Forst jest zamożnym, dobrze zorganizowanym człowiekiem. Kiedy go poznajemy, wydaje się królem życia. Któregoś dnia porzuca korporację, w której jest wiceprezesem. Zniszczenia, jakie po sobie zostawia, nie dają nadziei na powrót.
Las, 4 rano kilka lat później. Na wpół zdziczały dziad leśny, zarośnięty, brudny, w łachmanach, zakłada wnyki na zwierzęta. Rozpoznajemy: to ten sam człowiek – Forst. Mieszka w lesie, w wybudowanej przez siebie ziemiance. Za towarzystwo ma trójnogiego psa. Żywi się mięsem upolowanej zwierzyny, żyje w zgodzie z przyrodą.

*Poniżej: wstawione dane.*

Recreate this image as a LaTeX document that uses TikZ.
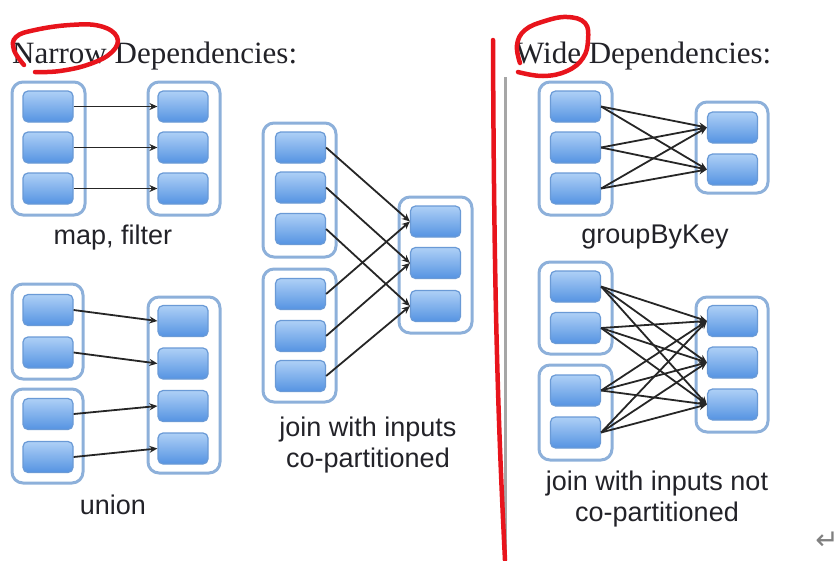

Któregoś dnia przed drzwiami jego samotni staje trzynastoletnia Jadzia. Forst po raz kolejny musi zmienić swoje życie…
W jednej z pierwszych scen bohater ogląda w internecie filmik z wypadku. Samochód uderza w słup. Mężczyzna obejrzy zderzenie kilkakrotnie, a my z nim. I już od tego momentu film Kolskiego jest niewygodny, bo trudno oddzielić go od osobistej tragedii reżysera - śmierci córki w wypadku samochodowym.